___ Data provided

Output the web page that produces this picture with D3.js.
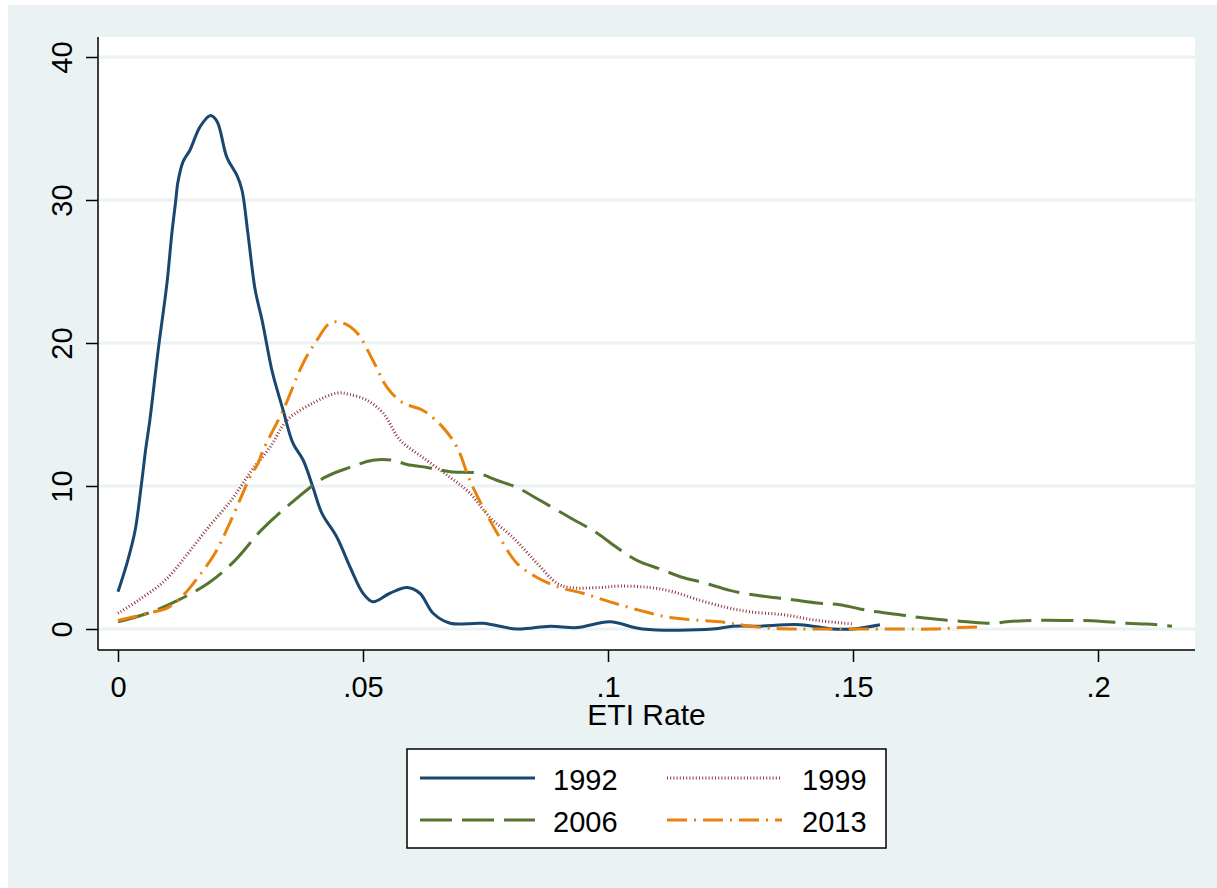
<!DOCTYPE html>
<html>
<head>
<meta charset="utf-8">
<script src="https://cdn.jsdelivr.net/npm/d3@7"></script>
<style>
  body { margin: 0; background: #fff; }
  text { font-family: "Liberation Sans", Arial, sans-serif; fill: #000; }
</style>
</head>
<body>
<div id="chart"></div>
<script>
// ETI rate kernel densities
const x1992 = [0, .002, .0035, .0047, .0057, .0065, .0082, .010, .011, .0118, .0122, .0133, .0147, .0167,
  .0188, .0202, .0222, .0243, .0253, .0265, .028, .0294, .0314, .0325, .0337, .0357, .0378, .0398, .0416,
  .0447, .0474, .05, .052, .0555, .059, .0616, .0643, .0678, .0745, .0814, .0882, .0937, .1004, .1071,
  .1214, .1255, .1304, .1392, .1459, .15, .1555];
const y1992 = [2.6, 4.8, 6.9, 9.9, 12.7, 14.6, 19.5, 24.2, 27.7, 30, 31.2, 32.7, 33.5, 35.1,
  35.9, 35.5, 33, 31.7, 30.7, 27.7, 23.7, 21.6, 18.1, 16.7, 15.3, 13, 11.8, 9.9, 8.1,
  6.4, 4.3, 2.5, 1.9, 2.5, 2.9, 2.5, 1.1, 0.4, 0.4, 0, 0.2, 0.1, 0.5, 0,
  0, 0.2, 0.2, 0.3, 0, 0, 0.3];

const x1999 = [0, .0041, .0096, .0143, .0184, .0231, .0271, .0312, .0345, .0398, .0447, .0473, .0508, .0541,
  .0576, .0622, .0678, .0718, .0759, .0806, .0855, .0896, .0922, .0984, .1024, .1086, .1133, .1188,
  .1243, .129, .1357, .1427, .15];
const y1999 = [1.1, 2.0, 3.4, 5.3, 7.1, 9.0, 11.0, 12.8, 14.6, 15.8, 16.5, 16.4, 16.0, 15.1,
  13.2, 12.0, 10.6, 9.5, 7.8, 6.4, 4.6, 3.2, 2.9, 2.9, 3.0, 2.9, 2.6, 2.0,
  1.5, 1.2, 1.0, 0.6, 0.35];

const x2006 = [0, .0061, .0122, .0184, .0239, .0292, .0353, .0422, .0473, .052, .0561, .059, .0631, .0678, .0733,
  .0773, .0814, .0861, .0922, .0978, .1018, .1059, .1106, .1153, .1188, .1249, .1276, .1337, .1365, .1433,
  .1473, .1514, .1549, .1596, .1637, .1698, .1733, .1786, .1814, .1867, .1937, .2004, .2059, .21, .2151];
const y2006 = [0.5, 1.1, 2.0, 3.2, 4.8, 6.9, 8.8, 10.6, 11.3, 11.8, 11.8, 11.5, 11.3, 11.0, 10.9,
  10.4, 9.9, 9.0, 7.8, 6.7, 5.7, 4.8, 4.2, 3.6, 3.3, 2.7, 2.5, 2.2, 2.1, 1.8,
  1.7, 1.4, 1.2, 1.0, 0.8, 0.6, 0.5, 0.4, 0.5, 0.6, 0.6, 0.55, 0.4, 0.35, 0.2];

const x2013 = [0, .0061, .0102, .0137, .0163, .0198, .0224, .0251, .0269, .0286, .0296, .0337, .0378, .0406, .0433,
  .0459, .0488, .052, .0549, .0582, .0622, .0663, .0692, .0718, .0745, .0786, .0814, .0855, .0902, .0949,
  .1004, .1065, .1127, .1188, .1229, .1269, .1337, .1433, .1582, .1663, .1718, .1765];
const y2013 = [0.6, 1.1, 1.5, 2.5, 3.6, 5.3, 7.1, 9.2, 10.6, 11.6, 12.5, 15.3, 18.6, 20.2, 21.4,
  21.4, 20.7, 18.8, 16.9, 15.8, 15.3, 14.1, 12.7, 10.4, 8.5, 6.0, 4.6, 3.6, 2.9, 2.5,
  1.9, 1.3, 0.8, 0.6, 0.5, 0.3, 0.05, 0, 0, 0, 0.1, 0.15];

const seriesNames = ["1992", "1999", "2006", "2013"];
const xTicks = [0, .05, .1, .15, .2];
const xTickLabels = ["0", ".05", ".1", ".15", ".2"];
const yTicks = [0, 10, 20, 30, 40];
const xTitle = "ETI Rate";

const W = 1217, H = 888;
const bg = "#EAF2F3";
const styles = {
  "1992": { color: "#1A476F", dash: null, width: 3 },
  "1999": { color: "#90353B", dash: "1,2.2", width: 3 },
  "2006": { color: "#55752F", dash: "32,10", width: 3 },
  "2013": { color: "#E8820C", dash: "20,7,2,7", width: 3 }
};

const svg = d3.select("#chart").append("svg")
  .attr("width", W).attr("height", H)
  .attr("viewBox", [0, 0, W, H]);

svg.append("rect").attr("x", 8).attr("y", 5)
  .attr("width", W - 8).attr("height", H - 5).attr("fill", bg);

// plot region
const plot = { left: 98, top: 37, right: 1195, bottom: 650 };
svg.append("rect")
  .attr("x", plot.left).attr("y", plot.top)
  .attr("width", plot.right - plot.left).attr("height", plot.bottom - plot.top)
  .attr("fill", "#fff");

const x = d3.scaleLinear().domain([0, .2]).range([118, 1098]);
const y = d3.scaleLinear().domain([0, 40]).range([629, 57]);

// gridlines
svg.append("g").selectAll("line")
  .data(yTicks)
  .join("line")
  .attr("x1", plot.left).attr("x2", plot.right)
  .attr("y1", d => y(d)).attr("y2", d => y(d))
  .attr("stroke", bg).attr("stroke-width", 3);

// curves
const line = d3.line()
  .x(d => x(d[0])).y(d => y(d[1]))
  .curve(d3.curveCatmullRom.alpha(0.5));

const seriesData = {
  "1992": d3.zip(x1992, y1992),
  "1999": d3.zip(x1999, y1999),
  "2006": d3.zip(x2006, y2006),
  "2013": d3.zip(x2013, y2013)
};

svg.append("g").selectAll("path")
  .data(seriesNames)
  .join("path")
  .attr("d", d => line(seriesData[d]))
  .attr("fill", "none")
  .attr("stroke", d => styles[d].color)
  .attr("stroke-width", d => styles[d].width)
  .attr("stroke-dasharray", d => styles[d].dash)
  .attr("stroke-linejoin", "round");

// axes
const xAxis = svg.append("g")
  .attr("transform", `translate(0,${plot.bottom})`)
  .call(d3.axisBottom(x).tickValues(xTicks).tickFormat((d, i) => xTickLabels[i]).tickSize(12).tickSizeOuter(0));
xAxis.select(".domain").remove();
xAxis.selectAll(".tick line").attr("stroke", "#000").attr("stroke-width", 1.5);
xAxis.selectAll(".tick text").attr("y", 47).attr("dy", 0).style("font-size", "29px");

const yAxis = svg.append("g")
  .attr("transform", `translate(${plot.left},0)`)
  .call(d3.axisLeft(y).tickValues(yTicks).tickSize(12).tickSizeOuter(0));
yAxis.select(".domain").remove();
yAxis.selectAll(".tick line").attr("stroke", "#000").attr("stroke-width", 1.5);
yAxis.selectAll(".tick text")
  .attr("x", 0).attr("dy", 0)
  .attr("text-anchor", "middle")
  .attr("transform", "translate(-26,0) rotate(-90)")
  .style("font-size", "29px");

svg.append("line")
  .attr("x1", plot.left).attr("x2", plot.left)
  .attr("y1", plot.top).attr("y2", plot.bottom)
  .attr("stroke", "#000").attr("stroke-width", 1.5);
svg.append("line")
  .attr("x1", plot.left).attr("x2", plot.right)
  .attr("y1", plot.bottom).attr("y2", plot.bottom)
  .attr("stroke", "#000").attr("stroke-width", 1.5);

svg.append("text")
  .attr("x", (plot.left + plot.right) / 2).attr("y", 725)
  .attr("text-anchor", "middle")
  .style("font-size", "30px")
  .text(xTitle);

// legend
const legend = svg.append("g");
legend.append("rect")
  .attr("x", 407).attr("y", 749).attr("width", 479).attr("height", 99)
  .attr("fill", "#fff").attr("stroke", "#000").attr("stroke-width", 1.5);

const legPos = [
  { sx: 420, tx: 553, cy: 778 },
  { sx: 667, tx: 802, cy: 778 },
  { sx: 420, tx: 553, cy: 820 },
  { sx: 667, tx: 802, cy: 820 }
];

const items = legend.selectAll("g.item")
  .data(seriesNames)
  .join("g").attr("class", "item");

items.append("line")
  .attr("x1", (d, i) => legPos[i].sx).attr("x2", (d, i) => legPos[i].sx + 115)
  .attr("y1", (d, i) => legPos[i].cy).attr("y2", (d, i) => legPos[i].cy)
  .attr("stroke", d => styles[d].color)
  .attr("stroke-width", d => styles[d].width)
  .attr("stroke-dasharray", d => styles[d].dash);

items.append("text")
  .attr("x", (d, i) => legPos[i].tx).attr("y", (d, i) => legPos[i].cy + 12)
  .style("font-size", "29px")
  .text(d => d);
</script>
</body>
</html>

______

Direction:
Return the material line for line, from its beginning to the line that contains "1.5, 1.2, 1.0, 0.6, 0.35];", with the pictures left out.

Correct response:
Output the web page that produces this picture with D3.js.
<!DOCTYPE html>
<html>
<head>
<meta charset="utf-8">
<script src="https://cdn.jsdelivr.net/npm/d3@7"></script>
<style>
  body { margin: 0; background: #fff; }
  text { font-family: "Liberation Sans", Arial, sans-serif; fill: #000; }
</style>
</head>
<body>
<div id="chart"></div>
<script>
// ETI rate kernel densities
const x1992 = [0, .002, .0035, .0047, .0057, .0065, .0082, .010, .011, .0118, .0122, .0133, .0147, .0167,
  .0188, .0202, .0222, .0243, .0253, .0265, .028, .0294, .0314, .0325, .0337, .0357, .0378, .0398, .0416,
  .0447, .0474, .05, .052, .0555, .059, .0616, .0643, .0678, .0745, .0814, .0882, .0937, .1004, .1071,
  .1214, .1255, .1304, .1392, .1459, .15, .1555];
const y1992 = [2.6, 4.8, 6.9, 9.9, 12.7, 14.6, 19.5, 24.2, 27.7, 30, 31.2, 32.7, 33.5, 35.1,
  35.9, 35.5, 33, 31.7, 30.7, 27.7, 23.7, 21.6, 18.1, 16.7, 15.3, 13, 11.8, 9.9, 8.1,
  6.4, 4.3, 2.5, 1.9, 2.5, 2.9, 2.5, 1.1, 0.4, 0.4, 0, 0.2, 0.1, 0.5, 0,
  0, 0.2, 0.2, 0.3, 0, 0, 0.3];

const x1999 = [0, .0041, .0096, .0143, .0184, .0231, .0271, .0312, .0345, .0398, .0447, .0473, .0508, .0541,
  .0576, .0622, .0678, .0718, .0759, .0806, .0855, .0896, .0922, .0984, .1024, .1086, .1133, .1188,
  .1243, .129, .1357, .1427, .15];
const y1999 = [1.1, 2.0, 3.4, 5.3, 7.1, 9.0, 11.0, 12.8, 14.6, 15.8, 16.5, 16.4, 16.0, 15.1,
  13.2, 12.0, 10.6, 9.5, 7.8, 6.4, 4.6, 3.2, 2.9, 2.9, 3.0, 2.9, 2.6, 2.0,
  1.5, 1.2, 1.0, 0.6, 0.35];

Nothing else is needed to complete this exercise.